Brookfield Asset Management Ltd. (NYSE: BAM) extended its normal‑course issuer bid, authorizing the purchase of up to 36,946,177 Class A Limited‑Voting Shares—roughly 10 % of the public float—through January 12 2027. The new bid, which began on January 13 2026, will be executed on the New York Stock Exchange, Toronto Stock Exchange, and alternative trading systems at the prevailing market price or a price permitted under the bid terms.
The renewal follows a prior bid that ran from January 13 2025 to January 12 2026 and authorized 37,123,295 shares. During that period BAM repurchased 6,548,561 shares at a weighted average price of $54.14, leaving a substantial portion of the authorization unused. By extending the program, BAM signals a stronger willingness to deploy capital, reflecting confidence in its cash‑flow generation and valuation outlook.
The buyback is part of a broader capital‑allocation strategy that also includes recent AI infrastructure initiatives launched in November and December 2025. Management views the program as a tool to return capital to shareholders, support earnings per share, and reinforce the company’s dividend policy while maintaining flexibility in its capital structure.
Brookfield’s assets under management stood at $1.151 trillion as of September 2025, with a public float of 369,461,770 shares. The authorized buyback represents a significant portion of that float, underscoring the company’s commitment to shareholder value creation amid a growing portfolio of private credit, private equity, and real‑assets investments.
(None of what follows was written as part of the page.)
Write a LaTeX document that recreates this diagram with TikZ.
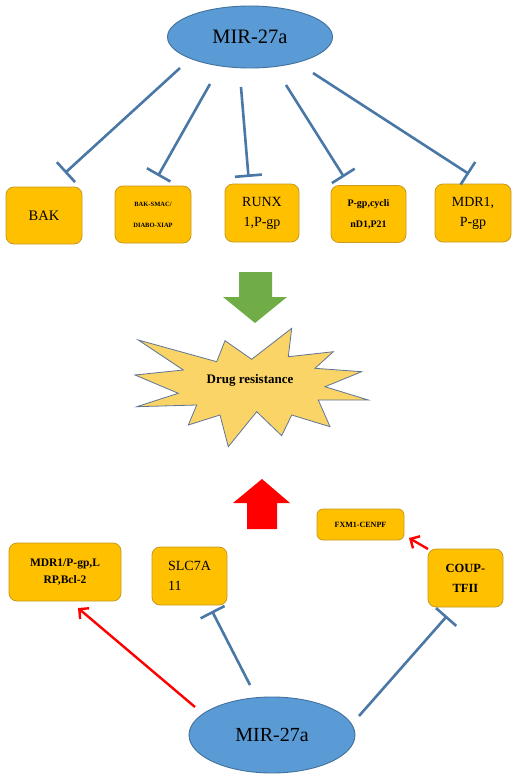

Purchases will be made on the NYSE, TSX, and alternative trading systems, with an automatic purchase plan that can trigger out‑of‑hours transactions subject to trading parameters and insider‑trading rules. Shares acquired under the bid will be cancelled or held by a trustee for long‑term incentive plans, ensuring alignment with the company’s governance framework.
By reducing the number of outstanding shares, the program is expected to lift earnings per share and improve the company’s capital structure. The renewal also signals management’s confidence in the firm’s long‑term growth prospects, particularly as it continues to invest in high‑return AI platforms and other strategic initiatives.